From May 29th to June 15th, Professor Bryan W. Van Norden of Vassar College visited School of Philosophy and taught philosophical ethics seminar. Van Norden, a leading American scholar on Chinese Philosophy, has a PhD from Stanford University. He is a Professor in the Philosophy Department and also teaches in the Department of Chinese & Japanese at Vassar CollegeHe was also a Guest Professor in the School of Philosophy of Wuhan University.

 Van Norden introduces Confucianism, Mohism, Yang Zhu school, school of names, Daoism, and New Confucianism in this book Introduction to Classical Chinese Philosophy (Hackett Publishing 2011). He thinks that Confucianism revolves around benevolence and has five themes: Happiness in the Everyday World, Revivalistic Traditionalism, the Family and Differentiated Love, Ritual and Functionalism, and Ethical Cultivation. Different from moral absolute of Kantian philosophy and Utilitarianism, Confucianism solves practical problems with flexible rules.

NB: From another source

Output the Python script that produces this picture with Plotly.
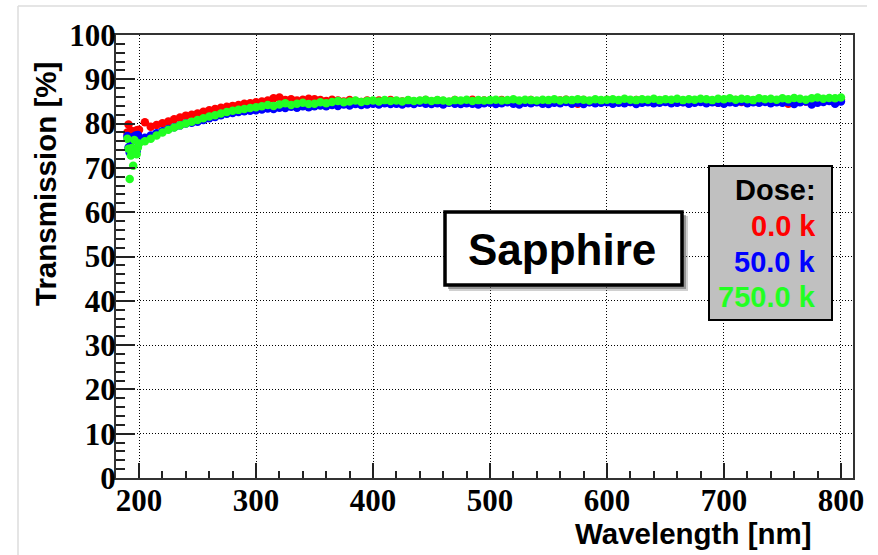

For example, Confucian has many different answers that are pluralistic in nature.  It embodies the way of solving practical problems with flexible rules when his disciples ask “ what is Ren .”(Analects ,6:22,12:1,12:2,12:3,17:6) The rules of loyalty and filial piety are also flexible and subjective.  Van Norden holds that Confucianism is similar to western virtue ethics, and he compares Confucianism and western virtue ethics with four questions: What is happiness? What virtues do we need to live a happy life? How should we cultivate our moral characters for virtue? What is human nature? The purpose of Confucianism is that everyone is a person with benevolence. Deontology asks us to obey the universal principles.  However, Confucianism uses flexible rules to adapt to specific circumstances with the standard of benevolence. For example, “Kun asked, ‘ If a man’s sister-in-law be drowning, shall he rescue her with his hand?’ Mencius said, ‘He who would not so rescue the drowning woman is a wolf. For males and females not to allow their hands to touch in giving and receiving is the general rule; when a sister-in-law is drowning, to rescue her with the hand is a peculiar exigency.’ ”(Mengzi, 4A:17) “Mencius said, ‘The great man does not think beforehand of his words that they may be sincere, nor of his actions that they may be resolute - he simply speaks and does what is right.’ ”(Mengzi,4B:39) “ Confucius said, ‘Among us, in our part of the country, those who are upright are different from this. The father conceals the misconduct of the son, and the son conceals the misconduct of the father. Uprightness is to be found in this.’ ”(Analects,13:18) Above these examples show that there is no absolute rules in Confucianism.

Mohism is a kind of consequentialism with absolute moral rules.  Mohists claim that it should not have unnecessary and overelaborate formalities. Universal love is the correct way to treat equally without discrimination. Furthermore, Van Norden holds that there are arguments in Chinese Philosophy and these arguments have the similar structure to the arguments of Western Philosophy. For example, Mozi uses the state-of-nature argument to show that why the governmental system and social structure is rational.  The argument is similar to how Hobbes and Locke investigated the beginning of the identification with the Superior. At first, Mozi supposes what life is like before state. Second, he supposes how life goes after the governmental system and social structure is established.

Yang Zhu school advocates to act according to human nature, which is different from making others happy in Confucianism and Mohism. It is similar to egoism. “Both arguments are acceptable” of Dengxi, “Ten theses” of Hui Shi and “On the White House” of Gong Sunlong, all of which argue for paradoxes with forms of arguments. Furthermore, Van Norden thinks that Daoism also has five themes: Social Ills and Their Solution, Non-action, the Teaching That Is Without Words, The Way, and Mysticism. Among Daoists, Zhuangzi’s thought is similar to skepticism and relativism.  Zhuangzi’s epistemology has several features: that the ability of cognitive subject is limited, that judgments are subjective, and that cognitive objects are uncertain and unspeakable.

Starting with comparing, analyzing and arguing for the similarity between Western Philosophy and Chinese Philosophy, professor Van Norden reinterprets various schools of Chinese Philosophy.  Professor Van Norden also trains and improves thesis writing of students in this way and indicated that doing search on Chinese Philosophy analytically is not the only way, but it would promote research on Chinese Philosophy.

Van Norden trains us to write and to do research during his visit. Students also learn more methods to do research on Chinese Philosophy in English world. We are looking forward to Professor Van Norden’s next visit.